RASSEGNA STAMPA

L'UNITA' - «Su Genova dico sì a una commissione di indagine»

Roma, 21 novembre 2008

Antonio Di Pietro
«Rai, è un blitz contro l’Idv Orgogliosi della nostra lotta»

Il leader dell’Italia dei Valori in redazione a l’Unità parla del caso Rai, dell’opposizione, dei rapporti con il Pd, dell’emergenza giustizia. Evita il più possibile le polemiche nel centrosinistra, e attacca duramente i metodi di governo di Berlusconi e della sua coalizione.

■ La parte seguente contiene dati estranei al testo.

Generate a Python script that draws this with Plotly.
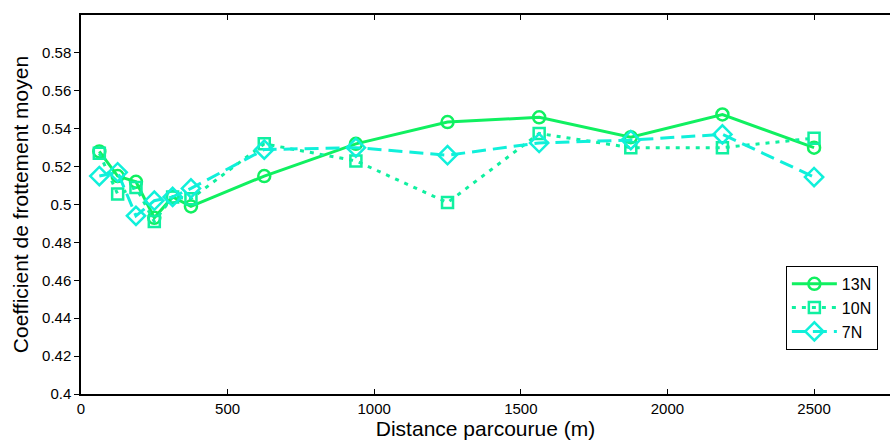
import plotly.graph_objects as go

distance = [62.5, 125, 187.5, 250, 312.5, 375, 625, 937.5, 1250, 1562.5, 1875, 2187.5, 2500]
mu_13N = [0.528, 0.515, 0.512, 0.493, 0.504, 0.499, 0.515, 0.532, 0.5435, 0.546, 0.5355, 0.5475, 0.530]
mu_10N = [0.527, 0.5055, 0.509, 0.491, 0.504, 0.503, 0.532, 0.523, 0.501, 0.5375, 0.530, 0.530, 0.535]
mu_7N = [0.515, 0.517, 0.494, 0.502, 0.504, 0.5085, 0.529, 0.530, 0.526, 0.5325, 0.534, 0.537, 0.5145]

font = "Liberation Sans, Arial, sans-serif"

fig = go.Figure()
fig.add_trace(go.Scatter(
    x=distance, y=mu_13N, name="13N", mode="lines+markers",
    line=dict(color="#10F060", width=3, dash="solid"),
    marker=dict(symbol="circle-open", size=12, line=dict(width=2.5, color="#10F060"))))
fig.add_trace(go.Scatter(
    x=distance, y=mu_10N, name="10N", mode="lines+markers",
    line=dict(color="#10F0A0", width=3, dash="4px,6px"),
    marker=dict(symbol="square-open", size=11, line=dict(width=2.5, color="#10F0A0"))))
fig.add_trace(go.Scatter(
    x=distance, y=mu_7N, name="7N", mode="lines+markers",
    line=dict(color="#10F0DA", width=3, dash="14px,7px"),
    marker=dict(symbol="diamond-open", size=14, line=dict(width=2.5, color="#10F0DA"))))

fig.update_layout(
    width=890, height=441,
    margin=dict(l=81, r=0, t=15, b=47, autoexpand=False),
    paper_bgcolor="white", plot_bgcolor="white",
    font=dict(family=font, size=15, color="black"),
    showlegend=True,
    legend=dict(x=0.985, y=0.338, xanchor="right", yanchor="top",
                bgcolor="white", bordercolor="black", borderwidth=1,
                itemwidth=45,
                font=dict(size=16, family=font), tracegroupgap=0),
    xaxis=dict(range=[0, 2759], tickvals=[0, 500, 1000, 1500, 2000, 2500],
               ticks="inside", ticklen=5, tickcolor="black", showgrid=False, zeroline=False,
               showline=True, linecolor="black", linewidth=1.5, mirror="ticks",
               title=dict(text="Distance parcourue (m)", font=dict(size=21), standoff=0),
               tickfont=dict(size=15)),
    yaxis=dict(range=[0.4, 0.6], tickvals=[0.4, 0.42, 0.44, 0.46, 0.48, 0.5, 0.52, 0.54, 0.56, 0.58],
               ticktext=["0.4", "0.42", "0.44", "0.46", "0.48", "0.5", "0.52", "0.54", "0.56", "0.58"],
               ticks="outside", ticklen=5, tickcolor="black", showgrid=False, zeroline=False,
               showline=True, linecolor="black", linewidth=1.5,
               title=dict(text="Coefficient de frottement moyen", font=dict(size=21), standoff=8),
               tickfont=dict(size=15)),
)

fig.write_html("out.html", config={"displayModeBar": False},
               post_script="document.body.style.margin='0px';")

«Su Genova dico sì a una commissione di indagine»
CLAUDIA FUSANI

Il suo partito nell’ottobre 2007 votò contro la Commissione d’inchiesta sul G8 di Genova. Ora la chiede. Cosa le ha fatto cambiare idea?
«Non ho cambiato idea. Credo che ognuno debba fare il suo mestiere. Ero e resto contrario a una Commissione parlamentare d’inchiesta, con poteri identici a quelli di una procura, che indaga mentre ci sono inchieste e processi in corso. Sono adesso, dopo le sentenze di primo grado, favorevole a che il Parlamento avvii una commissione di indagine, e non d’inchiesta, su quei fatti per ricostruire il clima politico e tutto quello che non ha funzionato e che i processi non hanno potuto fissare. Credo sia nell’interesse di tutti sapere che la magistratura non deleghi ad una maggioranza politica il giudizio su fatti come questi».
Secondo lei durante i processi sul G8 sono intervenuti fatti nuovi, che hanno a che fare ad esempio con la reticenza, e che chiedono supplementidi indagine?
«Ci sarà il secondo grado, l’appello, e valuterà il giudice. Ha i mezzi per farlo».
Come valuta la lettera del capo della polizia, il prefetto Antonio Manganelli, in cui dice che “il paese ha bisogno di spiegazioni su ciò che accadde a Genova”. È un fatto nuovo per un eventuale processo di appello?
«Quella lettera non è nè una chiamata di correità nè in reità ma qualcosa che nobilita l’attuale Capo della polizia che si assume la responsabilità morale per quello che è successo e chiede scusa. Quella lettera, però, può essere utile a una Commissione parlamentare d’indagine».
Di Pietro, il cemento e il motore della sua opposizione è l’antiberlusconismo?
«Se Berlusconi non ci fosse noi saremmo comunque in una formazione riformista, e ci saremmo convintamente e determinatamente. Ma Berlusconi c’è, è un’anomalia ed è giusto parlarne. Accusare me è come accusare quello a cui schiacciano i piedi, il poveretto urla e gli altri dicono “ma perchè urli sempre”. Ecco io sono contro il perbenismo di facciata per cui non bisogna disturbare il manovratore. Non si penserà mica per davvero che Berlusconi, a lasciarlo fare, si possa convertire sulla via di Damasco? Vi cito il mio maresciallo che mi diceva: “Dottò, qui bisogna infrenare il fenomeno”. Voleva dire che bisognava limitarne i danni».
Va bene, ma con chi si vede meglio, con l’Udc o con la sinistra radicale? Con Tabacci, Casini o Ferrero?
«Grande rispetto per Tabacci, uomo e politico molto preparato. Casini vedo che ogni volta si astiene dal voto, è come quello che sta lì in bordo fiume per vedere su quale barca è meglio salire».
Con la sinistra più radicale?
«Italia dei valori non si è mai voluta dare un’etichettatura ideologica. E infatti i nostri elettori hanno origini culturali e politiche più svariate. Detto questo non siamo extraparlamerntari no global. Non lo siamo. Noi siamo moderati. Ripeto: noi saremmo da questa parte a prescindere da Berlusconi perchè crediamo che una formazione conservatrice e destrorsa non possa fare il bene di tutti e che invece possa fare il bene di pochi. Da qui a passare per extraparlamentare, no global, ce ne corre».